Can't tell Dizzee Rascal from Rascal Flatts? Allow Sarah Jappy to educate you with a brief history of grime music...
When and where was grime born?
Grime flowered from the gritty loins of the UK garage scene in the early 2000s. Its birth was London-centric: big tunes included ‘I Luv U’ (Dizzee Rascal); Oi!’ (More Fire Crew); ‘Wot U Call It?’, ’Eskimo’ and ‘Ice Rink’ (Wiley); ‘Ghetto Kyote' (Treble Chef).
What did grime come from?
Grime grew from the increasingly MC-orientated UK garage scene: think back to the likes of DJ Luck, MC Neat, Oxide & Neutrino, So Solid Crew, Heartless Crew, Genius Cru and the Pay As U Go crew. MCs became more powerful and more visible – instead of being the hype man at a rave, they started taking centre stage on tracks, with more lyricism and more aggy vibes. The rise of bedroom producers relying on DIY software such as FruityLoops added to grime’s minimal, dark, cold sound – versus the bubbly, party-loving beats of the UK garage scene. Pirate radio stations – Rinse FM, Deja Vu FM, Freeze 92.7 and Raw Mission – were a vital mouthpiece for the genre.

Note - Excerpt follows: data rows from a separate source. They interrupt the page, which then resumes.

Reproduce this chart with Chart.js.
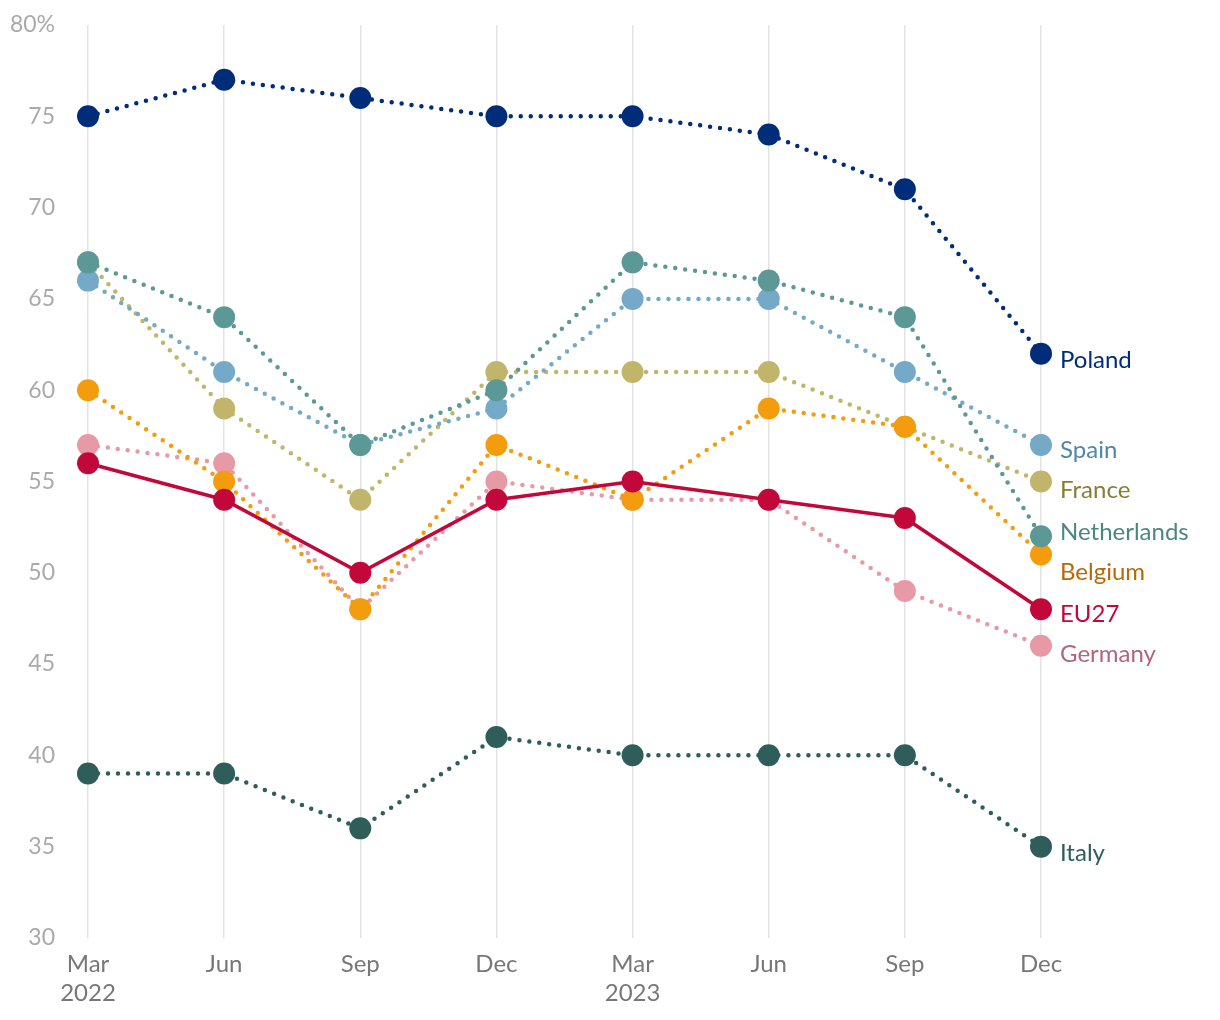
<!DOCTYPE html>
<html>
<head>
<meta charset="utf-8">
<script src="https://cdn.jsdelivr.net/npm/chart.js@4"></script>
<style>
  body { margin: 0; background: #fff; }
  #wrap { width: 1220px; height: 1020px; }
</style>
</head>
<body>
<div id="wrap"><canvas id="lineChart"></canvas></div>
<script>
/* data */
const quarters = [['Mar', '2022'], 'Jun', 'Sep', 'Dec', ['Mar', '2023'], 'Jun', 'Sep', 'Dec'];
const yTicks = [30, 35, 40, 45, 50, 55, 60, 65, 70, 75, 80];

const poland      = [75, 77, 76, 75, 75, 74, 71, 62];
const italy       = [39, 39, 36, 41, 40, 40, 40, 35];
const netherlands = [67, 64, 57, 60, 67, 66, 64, 52];
const spain       = [66, 61, 57, 59, 65, 65, 61, 57];
const eu27        = [56, 54, 50, 54, 55, 54, 53, 48];
const belgium     = [60, 55, 48, 57, 54, 59, 58, 51];
const france      = [67, 59, 54, 61, 61, 61, 58, 55];
const germany     = [57, 56, 48, 55, 54, 54, 49, 46];

/* series: first in list is drawn on top */
function series(label, data, color, textColor, solid) {
    return {
        label: label,
        data: data,
        borderColor: color,
        backgroundColor: color,
        pointBackgroundColor: color,
        pointBorderWidth: 0,
        pointRadius: 11,
        pointHoverRadius: 11,
        borderWidth: solid ? 3.5 : 4.5,
        borderDash: solid ? [] : [0, 10],
        borderCapStyle: 'round',
        tension: 0,
        textColor: textColor
    }
}

const datasets = [
    series('Poland', poland, '#002d7a', '#002d7a'),
    series('Italy', italy, '#2f5d5a', '#2f5d5a'),
    series('Netherlands', netherlands, '#5c9895', '#4a8783'),
    series('Spain', spain, '#74a9c8', '#4f86ab'),
    series('EU27', eu27, '#c2073a', '#c2073a', true),
    series('Belgium', belgium, '#f39c0e', '#b8680a'),
    series('France', france, '#c1b56c', '#877d37'),
    series('Germany', germany, '#e899a6', '#b0667b')
];

/* end labels, pushed apart so they do not overlap */
const endLabels = {
    id: 'endLabels',
    afterDatasetsDraw(chart) {
        const ctx = chart.ctx;
        const items = chart.data.datasets.map((ds, i) => {
            const pts = chart.getDatasetMeta(i).data;
            const p = pts[pts.length - 1];
            return { text: ds.label, color: ds.textColor, x: p.x, y: p.y + 7 };
        }).sort((a, b) => a.y - b.y);
        const gap = 40;
        for (let k = 0; k < 50; k++) {
            for (let i = 1; i < items.length; i++) {
                const d = items[i].y - items[i - 1].y;
                if (d < gap) {
                    const push = (gap - d) / 2;
                    items[i].y += push;
                    items[i - 1].y -= push;
                }
            }
        }
        ctx.save();
        ctx.font = '24px Lato';
        ctx.textBaseline = 'middle';
        ctx.textAlign = 'left';
        items.forEach(it => {
            ctx.fillStyle = it.color;
            ctx.fillText(it.text, it.x + 19, it.y);
        });
        ctx.restore();
    }
};

const lineChart = document.getElementById('lineChart').getContext('2d');
const myChart = new Chart(lineChart, {
    type: 'line',
    data: {
        labels: quarters,
        datasets: datasets
    },
    plugins: [endLabels],
    options: {
        responsive: true,
        maintainAspectRatio: false,
        animation: false,
        layout: {
            padding: { left: 0, right: 179, top: 25, bottom: 0 }
        },
        plugins: {
            legend: { display: false },
            tooltip: { enabled: false }
        },
        scales: {
            x: {
                offset: false,
                grid: {
                    display: true,
                    color: '#e3e3e3',
                    lineWidth: 1.5,
                    drawTicks: false
                },
                border: { display: false },
                ticks: {
                    color: '#777777',
                    padding: 12,
                    font: { family: 'Lato', size: 24, lineHeight: 1.21 },
                    maxRotation: 0,
                    autoSkip: false
                }
            },
            y: {
                min: yTicks[0],
                max: yTicks[yTicks.length - 1],
                afterBuildTicks: scale => {
                    scale.ticks = yTicks.map(v => ({ value: v }));
                },
                afterFit: scale => {
                    scale.width = 88;
                },
                grid: { display: false, tickLength: 33 },
                border: { display: false },
                ticks: {
                    color: '#aaaaaa',
                    padding: 0,
                    font: { family: 'Lato', size: 23 },
                    callback: v => v === 80 ? '80%' : v
                }
            }
        }
    }
})
</script>
</body>
</html>
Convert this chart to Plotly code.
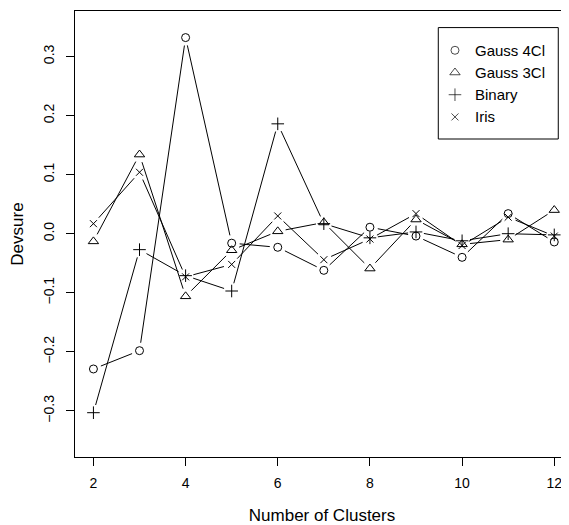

Does grime have other influences?
Yup, including 2-step, jungle, dubstep, drum and bass, punk, orchestral and hip hop.
What does grime sound like?
Rowdy, bonkers, aggy, funny, violent, witty, energetic, unexpected. The sound has always been accessible and relatable, offering up witty pop culture commentary – think Dizzee rhyming ‘banana’ with ‘Tropicana’ on ‘Fix Up, Look Sharp’, or D Double E quipping about a Dyson and M. Bison on ‘Streetfighter Riddim’. If you want to be fanciful, grime is a council estate talking: police sirens, raves, threats, boasts, jokes, dustbin men, foxes, video games, shrapnel jangling in your pocket, spliffs being sparked, yatties, yardies, cabbies… (Let’s just say you couldn’t get this sound from the Cotswolds.)
What are its characteristics?
If you want to be specific, early grime typically has 135–140 beats per minute (versus UK garage’s 130bpm), eight-bar verses (though this shifted to include 16–32-bar verses) and judderingly low baseline frequencies (often around 40 Hz). For an early example, listen to ‘Pulse X’ by Musical Mob’s Youngstar.
Who were the big names back in the day?
Wiley formed Roll Deep, whose members included Dizzee Rascal and Skepta. Other names to swot up on include: More Fire Crew (Lethal Bizzle), Boy Better Know (Skepta, JME and Jammer), and Newham Generals (D Double E).
Why is grime so popular right now?
According to grime addict Vimal Shah from North London: “Grime still has a tremendous amount of energy. It’s fun; its lyrics are funny, crazy and full of madness. It certainly has hit the mainstream and people like it. Grime has many facets now: it has evolved so those that love dubstep, garage, hip hop, R&B also like grime, as it touches elements of all these genres now. Grime producers, in my opinion, are incredibly talented (Preditah, Rude Kid, Spooky, Darq E Freaker, JME, Rapid, Maniac, Jammer – the list goes on). Grime is not dead – but maybe it’s not as good as it was back in the 2000s (my nostalgia has a hint of bias attached to it).”